Fabiano et al. (2010)researched another evidence-based behavior modification program for early adolescence children with behavior disorders, particularly, attention deficit hyperactivity disorders (ADHD). This study examined the use of a daily report card (DRC). The DRC lists a child’s target behaviors (e.g., interrupting, noncompliance, academic productivity, behavior in unstructured areas such as hallways and cafeteria) and includes specific criteria for meeting each behavioral goal e.g., interrupts three or fewer times during math instruction; completes seatwork within time provided (Fabiano et al., 2010). Teachers track the child’s progress and give immediate feedback on the DRC.
 
Espelage et al. (2015)explored the evidence-based prevention program, Second Step, that addresses impulsive and aggressive behavioral challenges. The Second   Step   prevention    program    “includes    direct instruction in risk and protective factors linked to aggression and violence, including empathy training, emotion regulation, communication skills, and problem-solving strategies” (Espelage et al., 2015). Espelage et al. (2015) reported the program was implemented in 3,616 middle schools and students showed a 42% decrease in physical aggressive behavior and a 20% decrease in bullying behaviors (Espelage et al., 2015). 
 
Despite evidence-based practices many children today still struggle with mental health disorders and are faced with dismal futures in education and careers.
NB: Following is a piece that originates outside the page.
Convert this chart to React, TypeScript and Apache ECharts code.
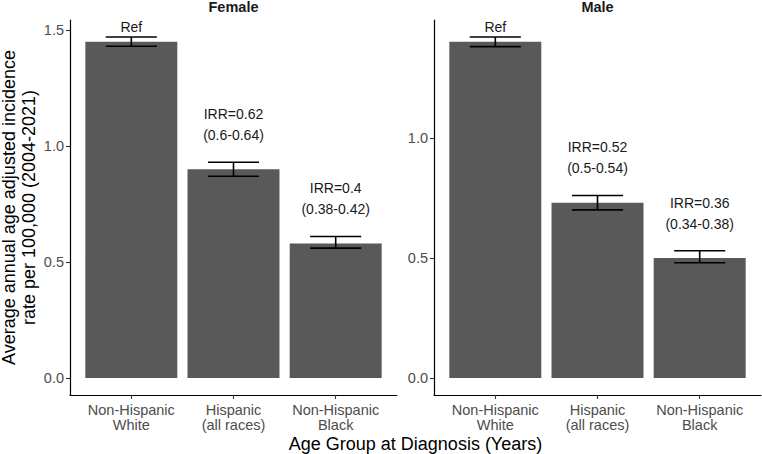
import React, { useEffect, useRef } from "react";
import * as echarts from "echarts";

// Incidence rates per 100,000 by ethnicity, with 95% confidence limits
const categories = ["Non-Hispanic\nWhite", "Hispanic\n(all races)", "Non-Hispanic\nBlack"];
const panels = ["Female", "Male"];

const femaleRate = [1.45, 0.9, 0.58];
const femaleLower = [1.43, 0.87, 0.56];
const femaleUpper = [1.47, 0.93, 0.61];
const femaleLabels = ["Ref", "IRR=0.62\n(0.6-0.64)", "IRR=0.4\n(0.38-0.42)"];

const maleRate = [1.4, 0.73, 0.5];
const maleLower = [1.38, 0.7, 0.48];
const maleUpper = [1.42, 0.76, 0.53];
const maleLabels = ["Ref", "IRR=0.52\n(0.5-0.54)", "IRR=0.36\n(0.34-0.38)"];

const femaleTicks = [0, 0.5, 1.0, 1.5];
const maleTicks = [0, 0.5, 1.0];

const FONT = "'Liberation Sans', Arial, Helvetica, sans-serif";
const W = 762;
const H = 454;
const PANEL_TOP = 20;
const PANEL_H = 375;
const PANEL_W = 327;
const PANEL_LEFT = [70, 434];
const X_MIN = 0.4;
const X_MAX = 3.6;
const BAR_WIDTH = (PANEL_W / (X_MAX - X_MIN)) * 0.9;

export default function App() {
  const ref = useRef<HTMLDivElement>(null);

  useEffect(() => {
    if (!ref.current) return;
    const chart = echarts.init(ref.current, null, { renderer: "svg" });

    const sets = [
      { rate: femaleRate, lower: femaleLower, upper: femaleUpper, labels: femaleLabels, ticks: femaleTicks },
      { rate: maleRate, lower: maleLower, upper: maleUpper, labels: maleLabels, ticks: maleTicks },
    ];

    const grid: any[] = [];
    const xAxis: any[] = [];
    const yAxis: any[] = [];
    const series: any[] = [];
    const graphic: any[] = [];

    sets.forEach((s, i) => {
      const top = Math.max(...s.upper);
      grid.push({ left: PANEL_LEFT[i], top: PANEL_TOP, width: PANEL_W, height: PANEL_H, containLabel: false });
      const xTicks = categories.map((_, k) => k + 1);
      xAxis.push({
        type: "value",
        gridIndex: i,
        min: X_MIN,
        max: X_MAX,
        splitLine: { show: false },
        axisLine: { show: true, onZero: false, lineStyle: { color: "#000", width: 1.2 } },
        axisTick: { show: true, length: 4, customValues: xTicks, lineStyle: { color: "#333", width: 1.1 } },
        axisLabel: {
          show: true,
          customValues: xTicks,
          formatter: (v: number) => categories[Math.round(v) - 1] ?? "",
          color: "#4d4d4d",
          fontFamily: FONT,
          fontSize: 14.5,
          lineHeight: 15,
          margin: 7,
        },
      });
      yAxis.push({
        type: "value",
        gridIndex: i,
        min: -0.05 * top,
        max: top * 1.05,
        splitLine: { show: false },
        axisLine: { show: true, onZero: false, lineStyle: { color: "#000", width: 1.2 } },
        axisTick: { show: true, length: 4, customValues: s.ticks, lineStyle: { color: "#333", width: 1.1 } },
        axisLabel: {
          show: true,
          customValues: s.ticks,
          formatter: (v: number) => v.toFixed(1),
          color: "#4d4d4d",
          fontFamily: FONT,
          fontSize: 14.5,
          margin: 6,
        },
      });
      series.push({
        type: "bar",
        xAxisIndex: i,
        yAxisIndex: i,
        barWidth: BAR_WIDTH,
        z: 2,
        itemStyle: { color: "#595959" },
        data: s.rate.map((v, k) => [k + 1, v]),
      });
      const labels = s.labels;
      series.push({
        type: "custom",
        xAxisIndex: i,
        yAxisIndex: i,
        clip: false,
        z: 10,
        encode: { x: 0, y: [1, 2] },
        data: s.lower.map((lo, k) => [k + 1, lo, s.upper[k]]),
        renderItem: (params: any, api: any) => {
          const x = api.value(0);
          const lo = api.value(1);
          const hi = api.value(2);
          const pHi = api.coord([x, hi]);
          const pLo = api.coord([x, lo]);
          const left = api.coord([x - 0.25, hi])[0];
          const right = api.coord([x + 0.25, hi])[0];
          const stroke = { stroke: "#000", lineWidth: 1.6 };
          const children: any[] = [
            { type: "line", shape: { x1: pHi[0], y1: pHi[1], x2: pLo[0], y2: pLo[1] }, style: stroke },
            { type: "line", shape: { x1: left, y1: pHi[1], x2: right, y2: pHi[1] }, style: stroke },
            { type: "line", shape: { x1: left, y1: pLo[1], x2: right, y2: pLo[1] }, style: stroke },
          ];
          const lines = (labels[params.dataIndex] || "").split("\n");
          lines.forEach((t: string, j: number) => {
            const off = lines.length === 1 ? 10 : 27 + (lines.length - 1 - j) * 21;
            children.push({
              type: "text",
              x: pHi[0],
              y: pHi[1] - off,
              style: {
                text: t,
                fill: "#1a1a1a",
                font: `14px ${FONT}`,
                textAlign: "center",
                textVerticalAlign: "middle",
              },
            });
          });
          return { type: "group", children };
        },
      });
      graphic.push({
        type: "text",
        x: PANEL_LEFT[i] + PANEL_W / 2,
        y: 7,
        style: {
          text: panels[i],
          fill: "#1a1a1a",
          font: `bold 14.5px ${FONT}`,
          textAlign: "center",
          textVerticalAlign: "middle",
        },
      });
    });

    const yTitle = ["Average annual age adjusted incidence", "rate per 100,000 (2004-2021)"];
    yTitle.forEach((t, j) => {
      graphic.push({
        type: "text",
        x: 9 + j * 20,
        y: PANEL_TOP + PANEL_H / 2,
        rotation: Math.PI / 2,
        style: {
          text: t,
          fill: "#000",
          font: `18px ${FONT}`,
          textAlign: "center",
          textVerticalAlign: "middle",
        },
      });
    });
    graphic.push({
      type: "text",
      x: (PANEL_LEFT[0] + PANEL_LEFT[1] + PANEL_W) / 2,
      y: 444,
      style: {
        text: "Age Group at Diagnosis (Years)",
        fill: "#000",
        font: `18px ${FONT}`,
        textAlign: "center",
        textVerticalAlign: "middle",
      },
    });

    chart.setOption({
      animation: false,
      backgroundColor: "#fff",
      grid,
      xAxis,
      yAxis,
      series,
      graphic,
    });

    return () => chart.dispose();
  }, []);

  return <div ref={ref} style={{ position: "fixed", left: 0, top: 0, width: W, height: H }} />;
}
As educators, it is our primary goal to have the highest expectations for this population of students and continue to use evidence-based resources, preventions, and early intervention approaches to allow our students to succeed in school, career, and life.


 RECOMMENDATIONS FOR TEACHERS

Peer mediated intervention is a peer-to-peer social construct in which peers facilitate learning through social skills instruction and practice (Kaya et al., 2015).  Instructional practices include self-reflection, academic assistance, and mentoring to improve the social dynamics of students with EBD. Peer-mediated interventions (PMIs) with students with EBD have been shown to be effective in increasing social and academic behaviors.   
 
Kaya et al. (2015) indicate that PMI strategies promote “positive social interactions among peers, appropriate behaviors, on-task behaviors, active responding and cooperative statements, as well as decreased disruptive behaviors, negative peer interactions, conflict, out-of-seat behaviors and aggression”. Furthermore, increased positive social interactions reinforce school-wide conduct improvement benefitting students of all abilities, which extends to teachers and staff.  School-wide conduct improvement is aligned with positive behavior support interventions.

 


 ABBREVIATIONS

EBD, Emotional and behavioral disorder; ED, emotional disturbance; IDEA, Individuals with Disabilities Education Act; IDEIA, Individuals with Disabilities Education Improvement Act; ADA, Americans with Disabilities Act; OSERS, Office of Special Education Rehabilitative Services; P.L., public law; CMHC, Community Mental Health Centers; FAPE, Free Appropriate Public Education; LRE, least restrictive environment; SED, serious emotional disturbance;         SM, socially maladjusted; ADHD, attention deficit hyperactivity disorder; FBA, functionally behavior assessment; BIP, behavior intervention plan; TCIT, teacher-child interaction training; PCIT, parent-child interaction training; DRC, daily report card.


 CONFLICT OF INTERESTS

The authors have not declared any conflict of interests.